- Stated exercise -
Answer with nothing but the number of lines that include the word "matplotlib".

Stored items

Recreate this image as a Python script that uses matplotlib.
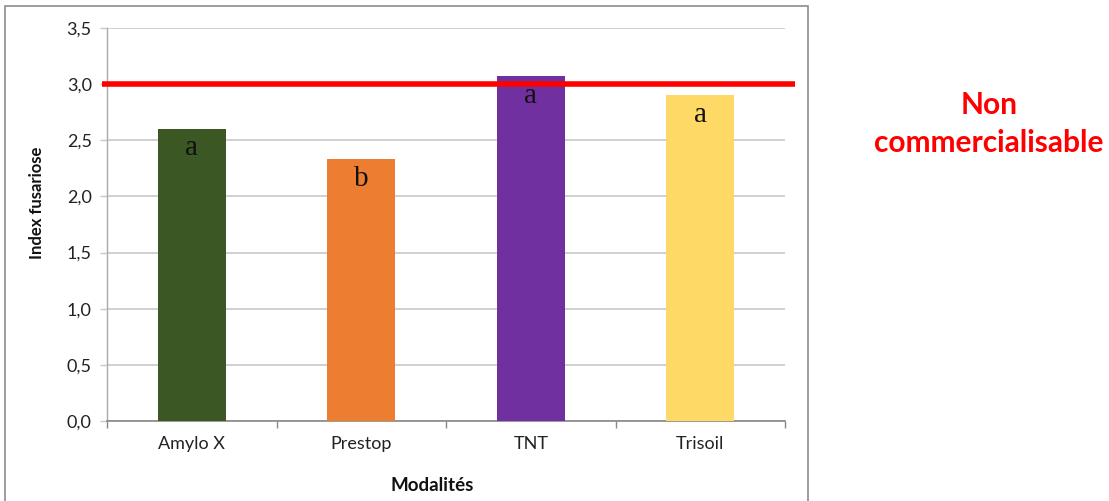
import matplotlib
matplotlib.use("Agg")
import matplotlib.pyplot as plt
from matplotlib.patches import Rectangle
from matplotlib.ticker import FixedLocator, FuncFormatter

categories = ["Amylo X", "Prestop", "TNT", "Trisoil"]
values = [2.6, 2.33, 3.07, 2.9]
letters = ["a", "b", "a", "a"]
colors = ["#3A5724", "#ED7D31", "#7030A0", "#FFD966"]
threshold = 3.0
yticks = [0.0, 0.5, 1.0, 1.5, 2.0, 2.5, 3.0, 3.5]

W, H = 1109, 501
fig = plt.figure(figsize=(W / 100, H / 100), dpi=100)
fig.patch.set_facecolor("white")

# axes box in pixel coords: left 107, right 785, top 28, bottom 421
ax = fig.add_axes([107 / W, 1 - 421 / H, (785 - 107) / W, (421 - 28) / H])

x = list(range(len(categories)))
ax.bar(x, values, width=0.4, color=colors, zorder=3)
ax.set_xlim(-0.5, len(categories) - 0.5)
ax.set_ylim(0, 3.5)

ax.set_yticks(yticks)
ax.yaxis.set_major_formatter(FuncFormatter(lambda v, p: f"{v:.1f}".replace(".", ",")))
ax.grid(axis="y", color="#C8C8C8", linewidth=1.2, zorder=0)
ax.set_axisbelow(True)

ax.set_xticks(x)
ax.set_xticklabels(categories)
ax.xaxis.set_minor_locator(FixedLocator([i - 0.5 for i in range(len(categories) + 1)]))
ax.tick_params(axis="x", which="major", length=0, pad=11, labelsize=13, labelcolor="#222222")
ax.tick_params(axis="x", which="minor", length=5, color="#888888", width=1)
ax.tick_params(axis="y", length=5, color="#C8C8C8", width=1, labelsize=13, labelcolor="#222222", pad=6)

for s in ["top", "right"]:
    ax.spines[s].set_visible(False)
ax.spines["left"].set_color("#AAAAAA")
ax.spines["bottom"].set_color("#888888")
ax.spines["left"].set_linewidth(1)
ax.spines["bottom"].set_linewidth(1.2)

for lbl in ax.get_xticklabels() + ax.get_yticklabels():
    lbl.set_family("Lato")

# threshold line extending slightly beyond axes
ax.plot([-0.53, 3.56], [threshold, threshold], color="#FF0000", linewidth=4, clip_on=False, zorder=5,
        solid_capstyle="butt")

for xi, v, l in zip(x, values, letters):
    ax.annotate(l, (xi, v), xytext=(0, -4.5), textcoords="offset points", ha="center", va="top",
                family="Liberation Serif", fontsize=21, color="#111111", zorder=6)

ax.set_ylabel("Index fusariose", family="Lato", fontweight="bold", fontsize=12, color="#111111")
ax.yaxis.set_label_coords(-0.092, 0.555)
ax.set_xlabel("Modalités", family="Lato", fontweight="bold", fontsize=13.5, color="#111111")
ax.xaxis.set_label_coords(0.48, -0.142)

# outer chart frame
fig.add_artist(Rectangle((5 / W, -0.01), (808 - 5) / W, 1 - 6 / H + 0.01, transform=fig.transFigure,
                         fill=False, edgecolor="#8C8C8C", linewidth=1.2))

fig.text(989 / W, 1 - 105 / H, "Non", color="#FF0000", family="Lato", fontweight="bold",
         fontsize=21.5, ha="center", va="center")
fig.text(989 / W, 1 - 143 / H, "commercialisable", color="#FF0000", family="Lato", fontweight="bold",
         fontsize=21.5, ha="center", va="center")

fig.savefig("out.png", dpi=100, facecolor="white")
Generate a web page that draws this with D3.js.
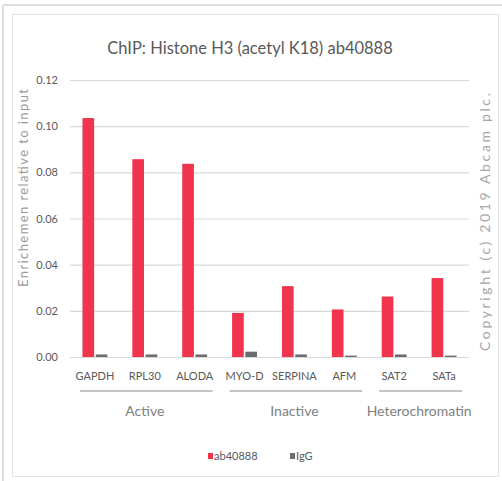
<!DOCTYPE html>
<html><head><meta charset="utf-8">
<script src="https://cdn.jsdelivr.net/npm/d3@7/dist/d3.min.js"></script>
<style>body{margin:0;background:#fff;} text{font-family:Lato,"Open Sans",sans-serif;}</style>
</head><body><svg id="c" width="502" height="481"></svg>
<script>
const categories = ["GAPDH","RPL30","ALODA","MYO-D","SERPINA","AFM","SAT2","SATa"];
const series = ["ab40888","IgG"];
const ab40888 = [0.1035,0.0857,0.0837,0.0191,0.0307,0.0206,0.0262,0.0342];
const igg = [0.0011,0.0011,0.0011,0.0023,0.0011,0.0006,0.0011,0.0006];
const groups = [["Active",0,2],["Inactive",3,5],["Heterochromatin",6,7]];
const yTicks = [0,0.02,0.04,0.06,0.08,0.10,0.12];
const colors = {"ab40888":"#f0344e","IgG":"#6b6e70"};

const svg = d3.select("#c");
// frame
svg.append("line").attr("x1",3).attr("x2",502).attr("y1",5).attr("y2",5).attr("stroke","#dcdcdc").attr("stroke-width",2);
svg.append("line").attr("x1",3).attr("x2",3).attr("y1",5).attr("y2",481).attr("stroke","#dcdcdc").attr("stroke-width",2);
svg.append("rect").attr("x",12.5).attr("y",14.5).attr("width",486).attr("height",462).attr("fill","#fff").attr("stroke","#e4e4e4");

const x0 = d3.scaleBand().domain(categories).range([70,469]).padding(0);
const bw = x0.bandwidth();
const x1 = d3.scaleBand().domain(series).range([bw*0.25,bw*0.75]).paddingInner(0.12);
const y = d3.scaleLinear().domain([0,0.12]).range([357,80]);

// grid + y labels
const yAxis = d3.axisLeft(y).tickValues(yTicks).tickFormat(d3.format(".2f")).tickSize(-(469-70)).tickPadding(12);
const ga = svg.append("g").attr("transform","translate(70,0)").call(yAxis);
ga.select(".domain").remove();
ga.selectAll(".tick line").attr("stroke","#d9d9d9").attr("stroke-width",1.2);
ga.selectAll(".tick text").attr("fill","#595959").style("font-size","11px");

// bars
const data = categories.map((c,i)=>({c, vals:[{s:"ab40888",v:ab40888[i]},{s:"IgG",v:igg[i]}]}));
const g = svg.append("g");
const cg = g.selectAll("g").data(data).join("g").attr("transform",d=>`translate(${x0(d.c)},0)`);
cg.selectAll("rect").data(d=>d.vals).join("rect")
  .attr("x",d=>x1(d.s)).attr("width",x1.bandwidth())
  .attr("y",d=>y(d.v)).attr("height",d=>y(0)-y(d.v))
  .attr("fill",d=>colors[d.s]);

// x axis labels
const xa = svg.append("g").attr("transform","translate(0,357)").call(d3.axisBottom(x0).tickSize(0).tickPadding(15));
xa.select(".domain").remove();
xa.selectAll(".tick text").attr("fill","#595959").style("font-size","11px");

// group lines and labels
groups.forEach(([name,a,b])=>{
  const xs = x0(categories[a]) + bw*0.2, xe = x0(categories[b]) + bw*0.86;
  svg.append("line").attr("x1",xs).attr("x2",xe).attr("y1",391).attr("y2",391).attr("stroke","#8c8c8c").attr("stroke-width",1.2);
  svg.append("text").attr("x",(x0(categories[a])+x0(categories[b])+bw)/2).attr("y",416)
    .attr("text-anchor","middle").attr("fill","#808080").style("font-size","14px").text(name);
});

// title
svg.append("text").attr("x",250).attr("y",54).attr("text-anchor","middle").attr("fill","#595959")
  .style("font-size","16.5px").text("ChIP: Histone H3 (acetyl K18) ab40888");

// y title
svg.append("text").attr("transform","translate(28,188) rotate(-90)").attr("text-anchor","middle")
  .attr("fill","#9a9a9a").style("font-size","13px").attr("textLength",198).attr("lengthAdjust","spacing").text("Enrichemen relative to input");

// copyright
svg.append("text").attr("transform","translate(490,222) rotate(-90)").attr("text-anchor","middle")
  .attr("fill","#a6a6a6").style("font-size","14px").attr("textLength",258).attr("lengthAdjust","spacing").text("Copyright (c) 2019 Abcam plc.");

// legend
const leg = svg.append("g").attr("transform","translate(0,456)");
const legX = [208,290];
series.forEach((s,i)=>{
  leg.append("rect").attr("x",legX[i]).attr("y",-3).attr("width",5).attr("height",6).attr("fill",colors[s]);
  leg.append("text").attr("x",legX[i]+6).attr("y",4).attr("fill","#595959").style("font-size","11px").text(s);
});
</script></body></html>
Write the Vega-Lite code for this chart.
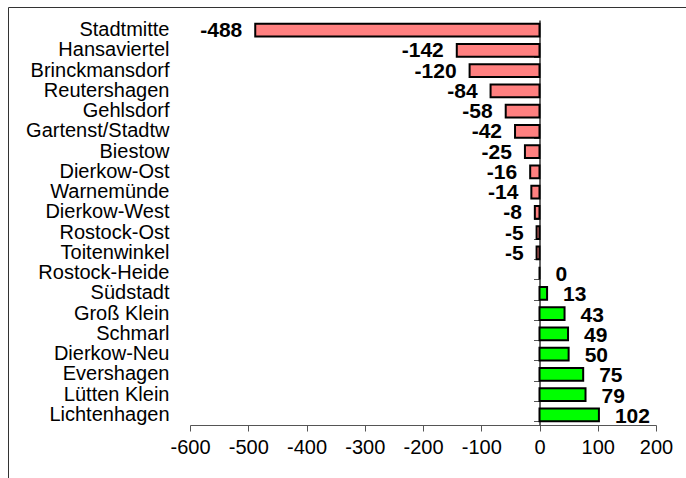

- Solution for this task -
6